>> Start RECORDED DATA

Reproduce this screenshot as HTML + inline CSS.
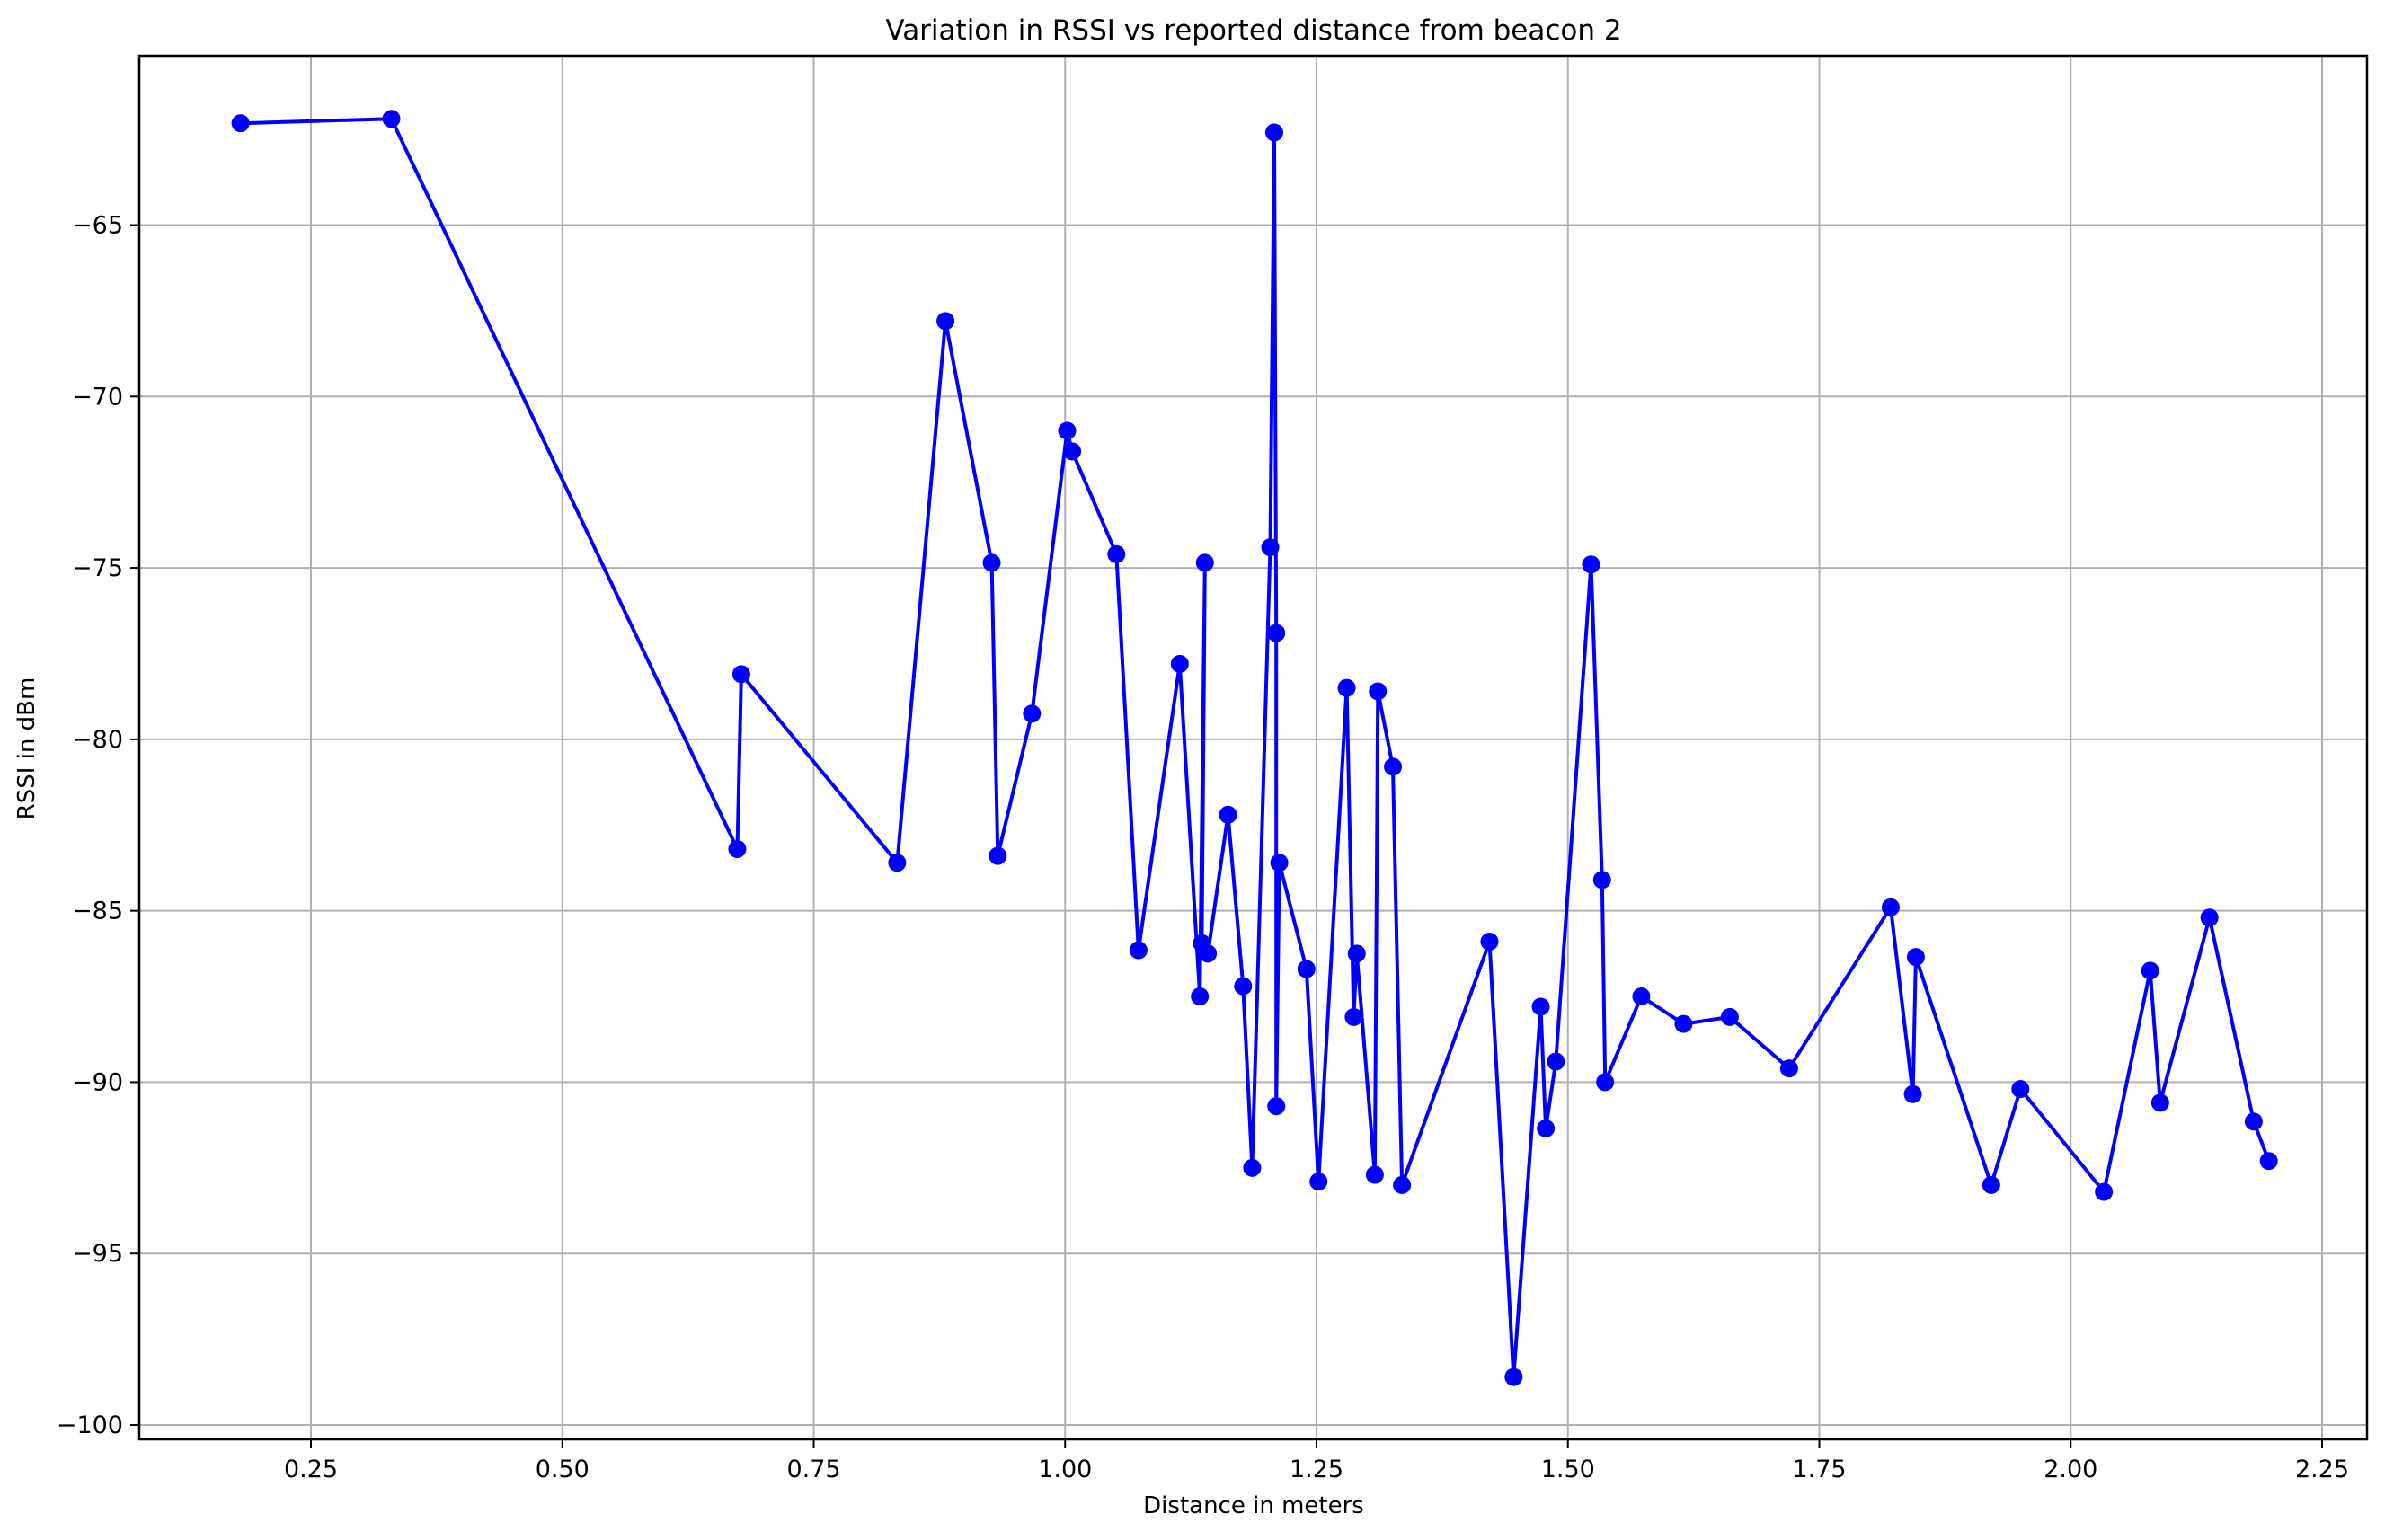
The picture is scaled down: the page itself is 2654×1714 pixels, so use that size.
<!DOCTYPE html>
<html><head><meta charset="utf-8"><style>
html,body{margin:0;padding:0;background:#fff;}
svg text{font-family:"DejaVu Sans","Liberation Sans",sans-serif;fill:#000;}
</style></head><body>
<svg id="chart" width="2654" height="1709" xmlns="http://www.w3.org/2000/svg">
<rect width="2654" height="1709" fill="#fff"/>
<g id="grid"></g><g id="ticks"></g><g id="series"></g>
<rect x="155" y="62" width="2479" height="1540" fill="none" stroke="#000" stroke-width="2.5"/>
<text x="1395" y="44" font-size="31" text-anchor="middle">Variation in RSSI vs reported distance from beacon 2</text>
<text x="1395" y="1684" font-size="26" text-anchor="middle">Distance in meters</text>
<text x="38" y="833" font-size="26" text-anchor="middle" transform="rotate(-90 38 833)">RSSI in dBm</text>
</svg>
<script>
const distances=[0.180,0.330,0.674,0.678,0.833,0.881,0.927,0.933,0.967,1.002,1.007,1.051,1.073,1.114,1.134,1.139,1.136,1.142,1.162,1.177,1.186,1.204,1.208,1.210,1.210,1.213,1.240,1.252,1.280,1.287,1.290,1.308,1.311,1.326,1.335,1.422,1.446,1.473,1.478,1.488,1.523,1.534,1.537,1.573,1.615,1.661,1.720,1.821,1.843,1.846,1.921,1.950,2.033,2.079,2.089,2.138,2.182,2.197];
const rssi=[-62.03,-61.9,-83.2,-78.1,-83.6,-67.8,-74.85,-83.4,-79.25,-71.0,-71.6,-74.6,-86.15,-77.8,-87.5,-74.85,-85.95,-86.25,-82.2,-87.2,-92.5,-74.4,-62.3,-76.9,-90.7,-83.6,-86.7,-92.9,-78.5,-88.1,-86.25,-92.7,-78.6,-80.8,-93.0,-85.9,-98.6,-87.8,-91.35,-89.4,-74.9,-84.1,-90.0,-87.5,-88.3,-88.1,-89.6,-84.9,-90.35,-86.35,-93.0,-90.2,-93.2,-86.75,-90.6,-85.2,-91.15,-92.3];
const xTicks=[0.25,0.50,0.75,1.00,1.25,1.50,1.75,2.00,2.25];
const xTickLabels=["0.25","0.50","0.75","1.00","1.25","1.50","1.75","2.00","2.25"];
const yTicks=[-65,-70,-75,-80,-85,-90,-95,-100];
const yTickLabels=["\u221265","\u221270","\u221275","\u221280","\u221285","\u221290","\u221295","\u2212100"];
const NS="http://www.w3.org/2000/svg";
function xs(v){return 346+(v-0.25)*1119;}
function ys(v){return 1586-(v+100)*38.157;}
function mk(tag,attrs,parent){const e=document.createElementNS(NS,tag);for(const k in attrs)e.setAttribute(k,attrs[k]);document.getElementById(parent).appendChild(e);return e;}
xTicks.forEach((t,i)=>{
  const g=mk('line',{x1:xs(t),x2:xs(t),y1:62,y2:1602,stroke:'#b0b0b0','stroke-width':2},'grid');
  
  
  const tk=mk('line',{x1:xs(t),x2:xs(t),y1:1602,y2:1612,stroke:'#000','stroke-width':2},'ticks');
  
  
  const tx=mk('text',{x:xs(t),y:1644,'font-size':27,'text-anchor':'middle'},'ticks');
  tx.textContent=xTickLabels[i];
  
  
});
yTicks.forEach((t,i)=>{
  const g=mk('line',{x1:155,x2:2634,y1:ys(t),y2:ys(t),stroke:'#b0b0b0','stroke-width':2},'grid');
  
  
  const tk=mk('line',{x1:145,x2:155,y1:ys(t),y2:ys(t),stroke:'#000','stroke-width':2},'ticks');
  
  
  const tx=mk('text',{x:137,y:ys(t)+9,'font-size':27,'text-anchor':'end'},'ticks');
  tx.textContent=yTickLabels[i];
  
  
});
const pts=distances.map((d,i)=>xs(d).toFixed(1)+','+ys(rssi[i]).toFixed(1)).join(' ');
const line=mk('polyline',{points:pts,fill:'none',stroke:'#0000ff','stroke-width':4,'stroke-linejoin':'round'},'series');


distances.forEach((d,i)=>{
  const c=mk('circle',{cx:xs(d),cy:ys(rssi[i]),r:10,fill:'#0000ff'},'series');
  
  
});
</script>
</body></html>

>> End RECORDED DATA

- TASK BRIEF -
Make an exact copy of all the material, but keep the pictures out of it.

- OUTPUT OF THE TASK -
Reproduce this screenshot as HTML + inline CSS.
The picture is scaled down: the page itself is 2654×1714 pixels, so use that size.
<!DOCTYPE html>
<html><head><meta charset="utf-8"><style>
html,body{margin:0;padding:0;background:#fff;}
svg text{font-family:"DejaVu Sans","Liberation Sans",sans-serif;fill:#000;}
</style></head><body>
<svg id="chart" width="2654" height="1709" xmlns="http://www.w3.org/2000/svg">
<rect width="2654" height="1709" fill="#fff"/>
<g id="grid"></g><g id="ticks"></g><g id="series"></g>
<rect x="155" y="62" width="2479" height="1540" fill="none" stroke="#000" stroke-width="2.5"/>
<text x="1395" y="44" font-size="31" text-anchor="middle">Variation in RSSI vs reported distance from beacon 2</text>
<text x="1395" y="1684" font-size="26" text-anchor="middle">Distance in meters</text>
<text x="38" y="833" font-size="26" text-anchor="middle" transform="rotate(-90 38 833)">RSSI in dBm</text>
</svg>
<script>
const distances=[0.180,0.330,0.674,0.678,0.833,0.881,0.927,0.933,0.967,1.002,1.007,1.051,1.073,1.114,1.134,1.139,1.136,1.142,1.162,1.177,1.186,1.204,1.208,1.210,1.210,1.213,1.240,1.252,1.280,1.287,1.290,1.308,1.311,1.326,1.335,1.422,1.446,1.473,1.478,1.488,1.523,1.534,1.537,1.573,1.615,1.661,1.720,1.821,1.843,1.846,1.921,1.950,2.033,2.079,2.089,2.138,2.182,2.197];
const rssi=[-62.03,-61.9,-83.2,-78.1,-83.6,-67.8,-74.85,-83.4,-79.25,-71.0,-71.6,-74.6,-86.15,-77.8,-87.5,-74.85,-85.95,-86.25,-82.2,-87.2,-92.5,-74.4,-62.3,-76.9,-90.7,-83.6,-86.7,-92.9,-78.5,-88.1,-86.25,-92.7,-78.6,-80.8,-93.0,-85.9,-98.6,-87.8,-91.35,-89.4,-74.9,-84.1,-90.0,-87.5,-88.3,-88.1,-89.6,-84.9,-90.35,-86.35,-93.0,-90.2,-93.2,-86.75,-90.6,-85.2,-91.15,-92.3];
const xTicks=[0.25,0.50,0.75,1.00,1.25,1.50,1.75,2.00,2.25];
const xTickLabels=["0.25","0.50","0.75","1.00","1.25","1.50","1.75","2.00","2.25"];
const yTicks=[-65,-70,-75,-80,-85,-90,-95,-100];
const yTickLabels=["\u221265","\u221270","\u221275","\u221280","\u221285","\u221290","\u221295","\u2212100"];
const NS="http://www.w3.org/2000/svg";
function xs(v){return 346+(v-0.25)*1119;}
function ys(v){return 1586-(v+100)*38.157;}
function mk(tag,attrs,parent){const e=document.createElementNS(NS,tag);for(const k in attrs)e.setAttribute(k,attrs[k]);document.getElementById(parent).appendChild(e);return e;}
xTicks.forEach((t,i)=>{
  const g=mk('line',{x1:xs(t),x2:xs(t),y1:62,y2:1602,stroke:'#b0b0b0','stroke-width':2},'grid');
  
  
  const tk=mk('line',{x1:xs(t),x2:xs(t),y1:1602,y2:1612,stroke:'#000','stroke-width':2},'ticks');
  
  
  const tx=mk('text',{x:xs(t),y:1644,'font-size':27,'text-anchor':'middle'},'ticks');
  tx.textContent=xTickLabels[i];
  
  
});
yTicks.forEach((t,i)=>{
  const g=mk('line',{x1:155,x2:2634,y1:ys(t),y2:ys(t),stroke:'#b0b0b0','stroke-width':2},'grid');
  
  
  const tk=mk('line',{x1:145,x2:155,y1:ys(t),y2:ys(t),stroke:'#000','stroke-width':2},'ticks');
  
  
  const tx=mk('text',{x:137,y:ys(t)+9,'font-size':27,'text-anchor':'end'},'ticks');
  tx.textContent=yTickLabels[i];
  
  
});
const pts=distances.map((d,i)=>xs(d).toFixed(1)+','+ys(rssi[i]).toFixed(1)).join(' ');
const line=mk('polyline',{points:pts,fill:'none',stroke:'#0000ff','stroke-width':4,'stroke-linejoin':'round'},'series');


distances.forEach((d,i)=>{
  const c=mk('circle',{cx:xs(d),cy:ys(rssi[i]),r:10,fill:'#0000ff'},'series');
  
  
});
</script>
</body></html>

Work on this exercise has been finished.